_What the exercise asks_
Within the records below, reproduce without change the lines from the line that has "Recreate this image" through the line that has "const cx = d => x(d) + x.bandwidth() / 2;", and only those.

_Records for processing_
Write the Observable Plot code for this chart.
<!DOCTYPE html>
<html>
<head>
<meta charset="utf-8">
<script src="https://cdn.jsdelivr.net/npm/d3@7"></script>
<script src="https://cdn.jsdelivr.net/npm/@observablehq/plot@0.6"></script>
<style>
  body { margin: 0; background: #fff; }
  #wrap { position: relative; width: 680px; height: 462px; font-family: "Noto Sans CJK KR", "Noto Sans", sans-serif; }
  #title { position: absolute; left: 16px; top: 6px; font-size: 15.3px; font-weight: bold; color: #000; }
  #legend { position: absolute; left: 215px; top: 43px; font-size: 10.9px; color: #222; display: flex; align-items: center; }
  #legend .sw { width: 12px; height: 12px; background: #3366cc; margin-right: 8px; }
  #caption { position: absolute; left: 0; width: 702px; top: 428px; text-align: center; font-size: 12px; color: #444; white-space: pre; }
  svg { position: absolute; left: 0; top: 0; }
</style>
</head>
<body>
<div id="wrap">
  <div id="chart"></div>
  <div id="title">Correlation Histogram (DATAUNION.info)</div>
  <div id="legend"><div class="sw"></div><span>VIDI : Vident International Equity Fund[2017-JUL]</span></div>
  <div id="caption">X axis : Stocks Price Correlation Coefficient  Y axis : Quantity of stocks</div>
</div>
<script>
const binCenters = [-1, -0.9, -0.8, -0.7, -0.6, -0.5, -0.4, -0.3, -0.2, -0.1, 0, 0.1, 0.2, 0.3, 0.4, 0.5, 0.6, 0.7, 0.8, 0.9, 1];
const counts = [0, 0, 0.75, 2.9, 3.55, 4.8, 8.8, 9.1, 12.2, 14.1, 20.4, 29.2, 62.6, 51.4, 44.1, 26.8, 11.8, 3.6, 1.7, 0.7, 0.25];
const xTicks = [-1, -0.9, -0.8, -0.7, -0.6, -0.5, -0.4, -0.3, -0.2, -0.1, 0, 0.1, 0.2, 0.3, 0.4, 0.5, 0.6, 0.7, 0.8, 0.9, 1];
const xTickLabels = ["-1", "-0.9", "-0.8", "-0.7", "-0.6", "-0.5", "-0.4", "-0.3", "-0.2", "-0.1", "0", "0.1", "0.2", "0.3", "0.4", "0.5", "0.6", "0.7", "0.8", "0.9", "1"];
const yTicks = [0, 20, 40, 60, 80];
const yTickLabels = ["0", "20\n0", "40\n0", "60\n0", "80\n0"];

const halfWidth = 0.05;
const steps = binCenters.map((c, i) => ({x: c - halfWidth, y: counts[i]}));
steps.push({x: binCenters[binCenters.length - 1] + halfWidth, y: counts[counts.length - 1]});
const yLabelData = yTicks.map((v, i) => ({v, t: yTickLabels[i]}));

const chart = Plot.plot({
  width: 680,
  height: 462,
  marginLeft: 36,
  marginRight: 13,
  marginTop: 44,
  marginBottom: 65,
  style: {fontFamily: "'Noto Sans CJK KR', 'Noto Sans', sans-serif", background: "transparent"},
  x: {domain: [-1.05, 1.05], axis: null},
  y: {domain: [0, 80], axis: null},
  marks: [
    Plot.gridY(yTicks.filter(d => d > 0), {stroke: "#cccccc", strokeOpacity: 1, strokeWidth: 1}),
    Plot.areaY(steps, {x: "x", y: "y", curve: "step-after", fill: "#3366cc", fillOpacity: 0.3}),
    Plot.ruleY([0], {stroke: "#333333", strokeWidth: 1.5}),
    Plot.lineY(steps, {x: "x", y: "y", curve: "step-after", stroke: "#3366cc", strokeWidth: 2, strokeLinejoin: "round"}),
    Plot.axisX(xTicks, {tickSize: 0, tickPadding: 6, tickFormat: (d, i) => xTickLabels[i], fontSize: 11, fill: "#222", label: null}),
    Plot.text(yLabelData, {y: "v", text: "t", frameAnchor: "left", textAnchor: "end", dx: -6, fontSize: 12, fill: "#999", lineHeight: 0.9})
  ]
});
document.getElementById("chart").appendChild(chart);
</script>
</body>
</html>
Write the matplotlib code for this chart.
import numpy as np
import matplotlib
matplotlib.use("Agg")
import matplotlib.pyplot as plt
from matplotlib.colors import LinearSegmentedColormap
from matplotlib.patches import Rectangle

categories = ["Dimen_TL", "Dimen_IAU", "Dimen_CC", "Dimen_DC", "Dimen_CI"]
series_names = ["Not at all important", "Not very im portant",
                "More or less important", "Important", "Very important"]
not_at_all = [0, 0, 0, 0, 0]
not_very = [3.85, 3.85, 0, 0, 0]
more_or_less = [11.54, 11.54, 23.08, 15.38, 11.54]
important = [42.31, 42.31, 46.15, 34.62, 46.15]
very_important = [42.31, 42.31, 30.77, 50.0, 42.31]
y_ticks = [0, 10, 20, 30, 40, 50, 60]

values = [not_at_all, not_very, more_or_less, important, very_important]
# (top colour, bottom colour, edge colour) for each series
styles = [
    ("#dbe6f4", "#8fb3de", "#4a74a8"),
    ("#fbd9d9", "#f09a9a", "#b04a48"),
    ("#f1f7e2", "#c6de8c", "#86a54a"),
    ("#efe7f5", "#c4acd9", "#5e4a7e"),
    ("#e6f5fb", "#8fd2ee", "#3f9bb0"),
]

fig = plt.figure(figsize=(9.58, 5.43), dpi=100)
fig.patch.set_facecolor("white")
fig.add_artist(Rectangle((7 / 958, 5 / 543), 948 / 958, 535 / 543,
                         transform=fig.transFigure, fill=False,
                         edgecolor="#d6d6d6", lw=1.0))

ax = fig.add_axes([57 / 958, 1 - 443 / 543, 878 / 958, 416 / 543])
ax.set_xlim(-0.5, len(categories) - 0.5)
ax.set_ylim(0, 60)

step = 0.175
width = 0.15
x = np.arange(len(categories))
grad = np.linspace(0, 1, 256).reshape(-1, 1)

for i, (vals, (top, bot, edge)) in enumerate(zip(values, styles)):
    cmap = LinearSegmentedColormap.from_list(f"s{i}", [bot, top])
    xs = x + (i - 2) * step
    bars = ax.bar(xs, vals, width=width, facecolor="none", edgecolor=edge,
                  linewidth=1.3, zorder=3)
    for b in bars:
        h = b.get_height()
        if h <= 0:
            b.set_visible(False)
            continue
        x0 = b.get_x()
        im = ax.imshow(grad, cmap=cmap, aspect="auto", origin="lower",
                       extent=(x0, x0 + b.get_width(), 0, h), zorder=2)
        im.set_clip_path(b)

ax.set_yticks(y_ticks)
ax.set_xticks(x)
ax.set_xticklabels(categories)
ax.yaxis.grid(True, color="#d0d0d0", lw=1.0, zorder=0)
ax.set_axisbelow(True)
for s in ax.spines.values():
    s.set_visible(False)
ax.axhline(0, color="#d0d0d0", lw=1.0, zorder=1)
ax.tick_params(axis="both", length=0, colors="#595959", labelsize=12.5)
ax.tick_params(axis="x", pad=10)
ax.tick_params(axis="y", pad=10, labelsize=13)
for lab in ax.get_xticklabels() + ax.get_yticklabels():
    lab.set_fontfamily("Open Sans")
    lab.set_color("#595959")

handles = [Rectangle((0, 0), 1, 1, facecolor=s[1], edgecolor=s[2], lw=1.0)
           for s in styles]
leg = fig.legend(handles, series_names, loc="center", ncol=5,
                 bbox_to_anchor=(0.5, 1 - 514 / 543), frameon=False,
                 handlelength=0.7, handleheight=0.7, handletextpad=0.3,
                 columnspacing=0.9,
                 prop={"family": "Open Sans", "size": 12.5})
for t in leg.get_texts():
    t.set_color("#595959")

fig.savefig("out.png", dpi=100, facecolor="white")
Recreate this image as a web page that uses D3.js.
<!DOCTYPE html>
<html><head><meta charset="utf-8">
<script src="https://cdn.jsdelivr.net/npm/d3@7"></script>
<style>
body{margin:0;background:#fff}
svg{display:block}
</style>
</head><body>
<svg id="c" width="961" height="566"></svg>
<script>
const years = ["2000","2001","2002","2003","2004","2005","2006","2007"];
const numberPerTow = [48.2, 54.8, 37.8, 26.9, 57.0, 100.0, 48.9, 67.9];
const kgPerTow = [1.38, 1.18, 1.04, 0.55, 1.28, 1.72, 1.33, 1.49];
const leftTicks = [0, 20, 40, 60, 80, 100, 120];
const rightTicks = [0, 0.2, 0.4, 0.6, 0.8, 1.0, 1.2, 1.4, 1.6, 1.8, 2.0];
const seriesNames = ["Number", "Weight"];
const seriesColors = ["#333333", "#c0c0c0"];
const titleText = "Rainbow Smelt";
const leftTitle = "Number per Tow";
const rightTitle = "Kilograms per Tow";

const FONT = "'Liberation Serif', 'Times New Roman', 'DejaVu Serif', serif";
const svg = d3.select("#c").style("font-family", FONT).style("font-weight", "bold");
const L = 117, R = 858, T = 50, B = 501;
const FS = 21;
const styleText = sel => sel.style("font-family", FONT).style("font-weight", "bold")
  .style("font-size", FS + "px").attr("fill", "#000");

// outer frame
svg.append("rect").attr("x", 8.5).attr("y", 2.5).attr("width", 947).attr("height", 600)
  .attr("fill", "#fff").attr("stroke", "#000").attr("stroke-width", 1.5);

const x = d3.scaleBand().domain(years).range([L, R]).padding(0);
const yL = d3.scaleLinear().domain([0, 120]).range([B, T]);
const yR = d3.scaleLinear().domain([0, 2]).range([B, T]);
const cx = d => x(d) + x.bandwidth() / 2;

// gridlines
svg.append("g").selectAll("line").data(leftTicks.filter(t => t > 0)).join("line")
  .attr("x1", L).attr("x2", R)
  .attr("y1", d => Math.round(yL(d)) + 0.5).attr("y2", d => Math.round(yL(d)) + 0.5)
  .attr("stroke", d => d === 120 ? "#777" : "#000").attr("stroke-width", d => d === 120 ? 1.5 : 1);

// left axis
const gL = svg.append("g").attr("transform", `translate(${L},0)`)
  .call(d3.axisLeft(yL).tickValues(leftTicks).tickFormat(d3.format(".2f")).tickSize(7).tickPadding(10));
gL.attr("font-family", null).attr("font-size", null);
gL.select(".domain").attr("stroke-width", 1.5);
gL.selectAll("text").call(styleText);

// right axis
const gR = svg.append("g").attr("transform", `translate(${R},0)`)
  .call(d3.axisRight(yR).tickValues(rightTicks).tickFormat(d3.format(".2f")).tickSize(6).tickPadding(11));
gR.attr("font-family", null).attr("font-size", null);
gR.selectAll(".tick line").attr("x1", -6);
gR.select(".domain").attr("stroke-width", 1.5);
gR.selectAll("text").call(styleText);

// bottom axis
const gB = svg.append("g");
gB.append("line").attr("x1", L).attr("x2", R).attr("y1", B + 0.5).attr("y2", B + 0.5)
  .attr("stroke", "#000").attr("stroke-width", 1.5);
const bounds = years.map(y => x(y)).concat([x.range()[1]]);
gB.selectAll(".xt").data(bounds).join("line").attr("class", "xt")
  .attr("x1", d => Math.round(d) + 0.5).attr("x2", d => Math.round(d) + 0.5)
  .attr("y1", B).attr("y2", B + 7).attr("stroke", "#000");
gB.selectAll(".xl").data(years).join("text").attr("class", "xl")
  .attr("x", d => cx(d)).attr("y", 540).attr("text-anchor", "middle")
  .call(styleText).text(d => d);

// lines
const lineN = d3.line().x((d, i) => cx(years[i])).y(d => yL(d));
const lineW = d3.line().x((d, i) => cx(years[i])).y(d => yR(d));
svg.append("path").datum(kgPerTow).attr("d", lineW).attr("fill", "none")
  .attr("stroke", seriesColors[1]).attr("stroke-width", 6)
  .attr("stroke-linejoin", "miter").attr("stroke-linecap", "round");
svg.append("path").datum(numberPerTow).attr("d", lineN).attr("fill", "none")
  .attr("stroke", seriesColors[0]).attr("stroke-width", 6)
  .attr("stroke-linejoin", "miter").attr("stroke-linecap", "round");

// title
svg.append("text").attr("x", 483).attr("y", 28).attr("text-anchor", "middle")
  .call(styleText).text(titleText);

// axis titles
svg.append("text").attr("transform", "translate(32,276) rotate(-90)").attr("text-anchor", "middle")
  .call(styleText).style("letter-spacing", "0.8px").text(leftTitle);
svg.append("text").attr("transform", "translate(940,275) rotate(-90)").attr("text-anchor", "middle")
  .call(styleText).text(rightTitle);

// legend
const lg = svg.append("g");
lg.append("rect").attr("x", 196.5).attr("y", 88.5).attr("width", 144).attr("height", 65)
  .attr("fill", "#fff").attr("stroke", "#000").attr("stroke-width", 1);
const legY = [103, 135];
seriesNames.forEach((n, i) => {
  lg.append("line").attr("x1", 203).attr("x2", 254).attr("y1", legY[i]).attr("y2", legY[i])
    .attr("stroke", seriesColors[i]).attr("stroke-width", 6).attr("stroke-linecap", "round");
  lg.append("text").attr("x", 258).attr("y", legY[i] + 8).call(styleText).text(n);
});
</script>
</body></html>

_Full answer_
Recreate this image as a web page that uses D3.js.
<!DOCTYPE html>
<html><head><meta charset="utf-8">
<script src="https://cdn.jsdelivr.net/npm/d3@7"></script>
<style>
body{margin:0;background:#fff}
svg{display:block}
</style>
</head><body>
<svg id="c" width="961" height="566"></svg>
<script>
const years = ["2000","2001","2002","2003","2004","2005","2006","2007"];
const numberPerTow = [48.2, 54.8, 37.8, 26.9, 57.0, 100.0, 48.9, 67.9];
const kgPerTow = [1.38, 1.18, 1.04, 0.55, 1.28, 1.72, 1.33, 1.49];
const leftTicks = [0, 20, 40, 60, 80, 100, 120];
const rightTicks = [0, 0.2, 0.4, 0.6, 0.8, 1.0, 1.2, 1.4, 1.6, 1.8, 2.0];
const seriesNames = ["Number", "Weight"];
const seriesColors = ["#333333", "#c0c0c0"];
const titleText = "Rainbow Smelt";
const leftTitle = "Number per Tow";
const rightTitle = "Kilograms per Tow";

const FONT = "'Liberation Serif', 'Times New Roman', 'DejaVu Serif', serif";
const svg = d3.select("#c").style("font-family", FONT).style("font-weight", "bold");
const L = 117, R = 858, T = 50, B = 501;
const FS = 21;
const styleText = sel => sel.style("font-family", FONT).style("font-weight", "bold")
  .style("font-size", FS + "px").attr("fill", "#000");

// outer frame
svg.append("rect").attr("x", 8.5).attr("y", 2.5).attr("width", 947).attr("height", 600)
  .attr("fill", "#fff").attr("stroke", "#000").attr("stroke-width", 1.5);

const x = d3.scaleBand().domain(years).range([L, R]).padding(0);
const yL = d3.scaleLinear().domain([0, 120]).range([B, T]);
const yR = d3.scaleLinear().domain([0, 2]).range([B, T]);
const cx = d => x(d) + x.bandwidth() / 2;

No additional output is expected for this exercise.